Roman towns had a particular rhythm: paved streets, public baths, administrative buildings and the steady order of imperial administration. For several centuries Lychnidos existed comfortably within that world. Then, in 518 CE, a powerful earthquake devastated much of the settlement. Life continued, but the Roman landscape of the Balkans began gradually to change.
Slavic migrations
Between the 6th and 7th centuries Slavic-speaking communities migrated into much of the Balkan peninsula. These groups were not a single tribe but a collection of populations who gradually settled across the region over several generations. Their arrival coincided with a period of political instability as Byzantine authority weakened in parts of the Balkans.
Over time these newcomers interacted with the existing inhabitants of the region — populations whose cultural roots included earlier Illyrian, Roman and Byzantine traditions. Through centuries of migration, settlement and cultural blending, new Slavic-speaking societies appeared.
Within this evolving landscape the settlement took on its modern name. Lychnidos became Ohrid.
Samuel’s Ohrid
Standing on the fortress walls today, the lake stretches out beneath you in an almost improbable calm. A thousand years ago this quiet landscape formed the centre of a very different political world.

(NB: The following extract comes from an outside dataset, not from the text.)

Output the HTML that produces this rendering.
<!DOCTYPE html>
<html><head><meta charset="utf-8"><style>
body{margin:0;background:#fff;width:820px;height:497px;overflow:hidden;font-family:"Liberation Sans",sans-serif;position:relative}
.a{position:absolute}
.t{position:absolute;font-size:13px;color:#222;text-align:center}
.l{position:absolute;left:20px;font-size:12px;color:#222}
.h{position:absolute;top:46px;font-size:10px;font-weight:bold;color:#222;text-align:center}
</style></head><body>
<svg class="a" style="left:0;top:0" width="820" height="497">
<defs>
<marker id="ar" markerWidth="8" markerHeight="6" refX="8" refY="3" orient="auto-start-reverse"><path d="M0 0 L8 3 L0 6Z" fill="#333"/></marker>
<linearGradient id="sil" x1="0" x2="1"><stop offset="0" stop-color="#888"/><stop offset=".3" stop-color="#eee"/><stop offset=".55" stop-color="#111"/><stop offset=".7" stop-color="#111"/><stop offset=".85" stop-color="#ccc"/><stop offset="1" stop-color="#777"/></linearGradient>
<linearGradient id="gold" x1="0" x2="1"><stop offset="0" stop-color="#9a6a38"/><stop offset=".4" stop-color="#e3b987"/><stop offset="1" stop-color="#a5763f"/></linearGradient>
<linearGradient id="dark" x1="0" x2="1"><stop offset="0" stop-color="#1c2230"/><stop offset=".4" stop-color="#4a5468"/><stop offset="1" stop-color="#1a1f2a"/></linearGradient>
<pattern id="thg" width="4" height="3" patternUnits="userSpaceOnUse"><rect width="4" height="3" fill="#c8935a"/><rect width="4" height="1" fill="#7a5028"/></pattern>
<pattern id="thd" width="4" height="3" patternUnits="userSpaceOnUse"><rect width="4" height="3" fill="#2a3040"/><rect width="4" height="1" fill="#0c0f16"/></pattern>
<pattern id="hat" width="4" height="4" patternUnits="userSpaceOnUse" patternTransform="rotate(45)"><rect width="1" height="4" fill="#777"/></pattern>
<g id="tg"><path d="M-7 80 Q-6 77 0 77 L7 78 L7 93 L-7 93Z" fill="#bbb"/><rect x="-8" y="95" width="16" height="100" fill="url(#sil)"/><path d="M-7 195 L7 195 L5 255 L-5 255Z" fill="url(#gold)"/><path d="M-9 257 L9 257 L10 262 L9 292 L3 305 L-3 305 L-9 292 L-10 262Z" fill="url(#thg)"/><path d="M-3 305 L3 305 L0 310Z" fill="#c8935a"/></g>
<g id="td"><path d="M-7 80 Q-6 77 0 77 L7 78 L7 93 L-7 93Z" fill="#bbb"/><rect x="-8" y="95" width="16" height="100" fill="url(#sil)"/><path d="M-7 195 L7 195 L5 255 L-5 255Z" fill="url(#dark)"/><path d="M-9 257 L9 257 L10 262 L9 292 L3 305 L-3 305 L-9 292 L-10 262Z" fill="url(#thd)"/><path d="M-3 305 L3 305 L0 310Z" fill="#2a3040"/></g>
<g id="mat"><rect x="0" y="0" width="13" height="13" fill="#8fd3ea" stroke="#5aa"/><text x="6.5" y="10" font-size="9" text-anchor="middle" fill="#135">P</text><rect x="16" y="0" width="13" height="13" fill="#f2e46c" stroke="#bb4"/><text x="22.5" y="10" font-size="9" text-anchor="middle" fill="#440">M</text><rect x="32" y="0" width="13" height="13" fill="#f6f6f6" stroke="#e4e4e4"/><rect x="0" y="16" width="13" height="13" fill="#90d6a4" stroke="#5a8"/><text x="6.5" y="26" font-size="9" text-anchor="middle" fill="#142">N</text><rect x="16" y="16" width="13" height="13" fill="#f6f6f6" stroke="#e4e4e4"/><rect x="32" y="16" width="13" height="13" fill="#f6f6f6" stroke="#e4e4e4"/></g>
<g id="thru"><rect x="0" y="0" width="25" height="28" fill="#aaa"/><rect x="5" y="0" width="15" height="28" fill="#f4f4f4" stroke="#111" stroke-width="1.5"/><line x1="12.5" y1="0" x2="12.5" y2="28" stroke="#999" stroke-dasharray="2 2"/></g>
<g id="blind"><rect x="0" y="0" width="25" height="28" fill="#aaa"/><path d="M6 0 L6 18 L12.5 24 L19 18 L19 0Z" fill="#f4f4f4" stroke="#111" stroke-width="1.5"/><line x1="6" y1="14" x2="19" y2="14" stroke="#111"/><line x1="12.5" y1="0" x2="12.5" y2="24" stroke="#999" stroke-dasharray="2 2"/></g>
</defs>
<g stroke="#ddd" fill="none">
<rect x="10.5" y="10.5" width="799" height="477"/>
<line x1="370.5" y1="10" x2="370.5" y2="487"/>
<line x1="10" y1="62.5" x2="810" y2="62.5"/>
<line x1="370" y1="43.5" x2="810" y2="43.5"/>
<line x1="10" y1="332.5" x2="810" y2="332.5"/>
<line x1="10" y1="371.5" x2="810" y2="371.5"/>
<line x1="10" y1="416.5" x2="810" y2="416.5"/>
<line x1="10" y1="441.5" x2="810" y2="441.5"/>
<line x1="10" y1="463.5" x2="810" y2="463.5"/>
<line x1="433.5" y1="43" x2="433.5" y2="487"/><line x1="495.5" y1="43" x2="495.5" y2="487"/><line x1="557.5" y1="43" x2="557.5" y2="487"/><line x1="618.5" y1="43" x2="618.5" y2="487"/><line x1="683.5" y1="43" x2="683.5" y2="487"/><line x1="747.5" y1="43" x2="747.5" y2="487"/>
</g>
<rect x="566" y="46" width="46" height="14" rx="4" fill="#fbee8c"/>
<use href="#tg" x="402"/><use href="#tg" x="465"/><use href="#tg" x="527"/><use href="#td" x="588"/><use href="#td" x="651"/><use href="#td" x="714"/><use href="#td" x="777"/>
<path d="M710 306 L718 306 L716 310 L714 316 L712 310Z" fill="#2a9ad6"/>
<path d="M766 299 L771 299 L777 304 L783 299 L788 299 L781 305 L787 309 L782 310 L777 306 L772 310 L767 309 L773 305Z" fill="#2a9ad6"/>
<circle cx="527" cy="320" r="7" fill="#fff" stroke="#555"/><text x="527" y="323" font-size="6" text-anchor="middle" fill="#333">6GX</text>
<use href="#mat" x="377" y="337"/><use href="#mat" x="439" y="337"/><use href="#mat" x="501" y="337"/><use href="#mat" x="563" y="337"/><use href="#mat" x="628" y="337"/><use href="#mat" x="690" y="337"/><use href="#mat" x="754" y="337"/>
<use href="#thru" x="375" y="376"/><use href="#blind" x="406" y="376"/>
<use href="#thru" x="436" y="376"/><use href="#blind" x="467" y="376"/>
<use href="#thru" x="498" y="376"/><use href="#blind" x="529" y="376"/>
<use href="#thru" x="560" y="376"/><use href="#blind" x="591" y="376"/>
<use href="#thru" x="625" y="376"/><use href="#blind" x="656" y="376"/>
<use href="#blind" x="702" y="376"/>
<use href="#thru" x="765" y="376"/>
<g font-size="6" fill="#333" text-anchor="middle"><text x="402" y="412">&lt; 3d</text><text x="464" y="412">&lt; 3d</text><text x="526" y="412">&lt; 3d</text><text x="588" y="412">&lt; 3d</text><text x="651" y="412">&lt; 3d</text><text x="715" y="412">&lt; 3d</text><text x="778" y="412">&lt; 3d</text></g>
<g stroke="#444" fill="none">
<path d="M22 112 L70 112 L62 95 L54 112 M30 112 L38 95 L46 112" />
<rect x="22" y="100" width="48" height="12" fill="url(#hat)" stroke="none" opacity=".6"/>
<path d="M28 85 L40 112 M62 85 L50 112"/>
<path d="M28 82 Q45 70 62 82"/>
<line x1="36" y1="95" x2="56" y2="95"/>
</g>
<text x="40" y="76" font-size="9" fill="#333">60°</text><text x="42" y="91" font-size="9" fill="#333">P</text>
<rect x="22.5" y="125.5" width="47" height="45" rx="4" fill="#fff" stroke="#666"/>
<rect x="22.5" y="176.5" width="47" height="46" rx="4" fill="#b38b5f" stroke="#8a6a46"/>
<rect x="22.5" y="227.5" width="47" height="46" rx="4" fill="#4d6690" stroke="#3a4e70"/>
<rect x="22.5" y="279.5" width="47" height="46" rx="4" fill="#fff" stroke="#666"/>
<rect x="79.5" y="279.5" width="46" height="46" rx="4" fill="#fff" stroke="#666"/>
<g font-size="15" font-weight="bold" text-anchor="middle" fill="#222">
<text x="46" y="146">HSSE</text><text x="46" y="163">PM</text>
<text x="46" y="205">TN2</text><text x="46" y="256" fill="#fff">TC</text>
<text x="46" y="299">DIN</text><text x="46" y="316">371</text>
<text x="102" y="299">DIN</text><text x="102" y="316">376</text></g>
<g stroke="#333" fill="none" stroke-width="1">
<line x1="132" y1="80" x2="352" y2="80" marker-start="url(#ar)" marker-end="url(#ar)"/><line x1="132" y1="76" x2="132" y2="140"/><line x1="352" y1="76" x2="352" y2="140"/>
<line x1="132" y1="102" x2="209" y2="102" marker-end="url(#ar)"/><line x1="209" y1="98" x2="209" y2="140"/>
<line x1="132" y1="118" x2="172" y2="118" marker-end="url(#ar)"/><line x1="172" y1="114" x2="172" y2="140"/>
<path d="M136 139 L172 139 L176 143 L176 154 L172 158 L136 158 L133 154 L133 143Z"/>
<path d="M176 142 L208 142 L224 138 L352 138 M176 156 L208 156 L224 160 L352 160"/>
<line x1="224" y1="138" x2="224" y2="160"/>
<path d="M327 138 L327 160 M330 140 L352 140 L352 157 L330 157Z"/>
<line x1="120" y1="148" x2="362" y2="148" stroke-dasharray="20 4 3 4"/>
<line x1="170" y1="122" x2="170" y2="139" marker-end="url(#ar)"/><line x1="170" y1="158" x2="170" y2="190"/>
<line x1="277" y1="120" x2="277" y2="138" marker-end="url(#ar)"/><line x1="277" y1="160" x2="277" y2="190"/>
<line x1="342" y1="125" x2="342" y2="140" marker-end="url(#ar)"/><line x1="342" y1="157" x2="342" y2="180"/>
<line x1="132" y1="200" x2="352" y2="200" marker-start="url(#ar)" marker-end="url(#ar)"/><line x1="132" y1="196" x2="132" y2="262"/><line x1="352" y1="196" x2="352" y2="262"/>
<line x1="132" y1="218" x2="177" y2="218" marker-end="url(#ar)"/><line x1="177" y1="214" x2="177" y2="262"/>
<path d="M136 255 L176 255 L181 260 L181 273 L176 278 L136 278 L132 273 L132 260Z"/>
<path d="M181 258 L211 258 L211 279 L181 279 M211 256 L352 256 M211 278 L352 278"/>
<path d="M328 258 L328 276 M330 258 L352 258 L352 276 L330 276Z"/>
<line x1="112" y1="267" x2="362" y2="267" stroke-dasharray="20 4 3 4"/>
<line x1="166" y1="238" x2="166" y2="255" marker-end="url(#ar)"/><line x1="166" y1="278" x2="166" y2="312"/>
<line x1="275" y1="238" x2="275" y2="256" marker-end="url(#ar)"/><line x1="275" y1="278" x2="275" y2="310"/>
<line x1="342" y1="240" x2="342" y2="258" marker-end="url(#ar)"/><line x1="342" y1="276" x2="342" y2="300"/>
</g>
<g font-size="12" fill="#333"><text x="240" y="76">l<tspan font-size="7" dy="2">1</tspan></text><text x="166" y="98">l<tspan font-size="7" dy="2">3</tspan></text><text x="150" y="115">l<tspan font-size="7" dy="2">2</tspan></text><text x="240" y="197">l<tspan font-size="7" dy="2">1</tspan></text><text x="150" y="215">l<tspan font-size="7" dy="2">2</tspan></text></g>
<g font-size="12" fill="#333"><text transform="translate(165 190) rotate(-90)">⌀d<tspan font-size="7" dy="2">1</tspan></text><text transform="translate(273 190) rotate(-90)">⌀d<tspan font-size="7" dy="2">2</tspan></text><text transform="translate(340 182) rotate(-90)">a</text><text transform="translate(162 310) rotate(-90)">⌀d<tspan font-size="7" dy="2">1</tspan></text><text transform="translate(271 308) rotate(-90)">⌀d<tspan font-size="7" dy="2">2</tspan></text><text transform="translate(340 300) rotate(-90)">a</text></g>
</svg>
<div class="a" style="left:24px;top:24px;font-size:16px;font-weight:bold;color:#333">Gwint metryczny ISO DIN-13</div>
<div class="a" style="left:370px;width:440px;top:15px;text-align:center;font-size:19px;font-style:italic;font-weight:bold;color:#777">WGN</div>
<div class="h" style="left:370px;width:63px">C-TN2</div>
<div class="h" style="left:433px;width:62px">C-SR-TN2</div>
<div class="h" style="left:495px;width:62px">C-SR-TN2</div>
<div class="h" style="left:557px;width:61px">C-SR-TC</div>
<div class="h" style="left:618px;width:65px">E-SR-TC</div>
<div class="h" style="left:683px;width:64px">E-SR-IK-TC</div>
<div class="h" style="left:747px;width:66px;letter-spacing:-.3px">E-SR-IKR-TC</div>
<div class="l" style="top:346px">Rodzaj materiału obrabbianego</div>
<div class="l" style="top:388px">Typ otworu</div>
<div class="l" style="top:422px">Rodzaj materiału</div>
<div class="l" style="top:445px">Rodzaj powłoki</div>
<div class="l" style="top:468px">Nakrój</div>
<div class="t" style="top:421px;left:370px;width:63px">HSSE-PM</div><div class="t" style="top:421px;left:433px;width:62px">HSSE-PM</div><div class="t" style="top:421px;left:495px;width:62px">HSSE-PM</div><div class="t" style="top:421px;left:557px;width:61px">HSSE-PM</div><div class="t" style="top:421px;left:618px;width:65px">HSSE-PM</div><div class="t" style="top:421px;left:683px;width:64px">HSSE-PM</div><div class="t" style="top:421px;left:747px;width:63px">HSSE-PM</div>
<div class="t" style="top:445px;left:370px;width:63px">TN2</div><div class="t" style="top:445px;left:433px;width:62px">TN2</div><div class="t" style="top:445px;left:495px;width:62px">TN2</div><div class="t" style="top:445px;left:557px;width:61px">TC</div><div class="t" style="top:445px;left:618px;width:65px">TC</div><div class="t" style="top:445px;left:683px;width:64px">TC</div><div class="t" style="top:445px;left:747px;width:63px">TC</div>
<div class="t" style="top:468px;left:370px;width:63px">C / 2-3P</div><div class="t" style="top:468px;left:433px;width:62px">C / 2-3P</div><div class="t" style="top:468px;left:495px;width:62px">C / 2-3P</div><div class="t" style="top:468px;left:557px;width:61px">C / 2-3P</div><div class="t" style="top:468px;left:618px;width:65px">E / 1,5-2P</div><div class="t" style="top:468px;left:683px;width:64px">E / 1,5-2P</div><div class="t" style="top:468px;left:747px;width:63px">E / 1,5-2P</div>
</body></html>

During the reign of Samuel of Bulgaria in the late 10th century, Ohrid became one of the principal centres of the First Bulgarian Empire. Samuel strengthened the fortress and established the city as an important political and ecclesiastical centre of his realm. For a period Ohrid served as the seat of the Bulgarian Patriarchate, reinforcing its significance as a religious and administrative centre. Much of the defensive structure visible today reflects this medieval phase of expansion.
A city of learning
Ohrid’s most enduring influence, however, came not from warfare but from scholarship. In the late 9th century Saint Clement of Ohrid and Saint Naum of Ohrid established an important centre of learning here. Both were disciples of the missionaries Saints Cyril and Methodius, who had earlier developed the Glagolitic alphabet, the first writing system designed specifically for Slavic languages.

At Ohrid Clement and his students helped develop the literary tradition that eventually produced the Cyrillic alphabet, adapting Greek letter forms to represent Slavic sounds. The Ohrid Literary School became one of the most influential centres of Slavic education in the medieval world, spreading literacy and religious texts across much of southeastern Europe.
Churches multiplied across the hillsides surrounding the lake. Local tradition claims that there were once 365 churches in Ohrid — one for every day of the year. Whether literal or symbolic, the claim reflects the scale of Ohrid’s influence as a centre of Orthodox learning and spirituality.




The lake that remains
Today Ohrid feels quieter than its history might suggest.
Orthodox monasteries stand beside Ottoman-era houses and modern cafés along the lakeside promenade. Around sixty percent of the population identifies as Orthodox Christian, alongside Muslim and Catholic communities — reminders of the many cultures that have shaped the town.
Yet the most constant presence is the lake itself. The same water that sustained prehistoric settlements still laps against the same shoreline. Fishermen still launch their boats at dawn.
Civilisations have risen around this water, built fortresses above it, written alphabets beside it and prayed along its shores. To us those histories feel ancient. To the lake, they are recent arrivals.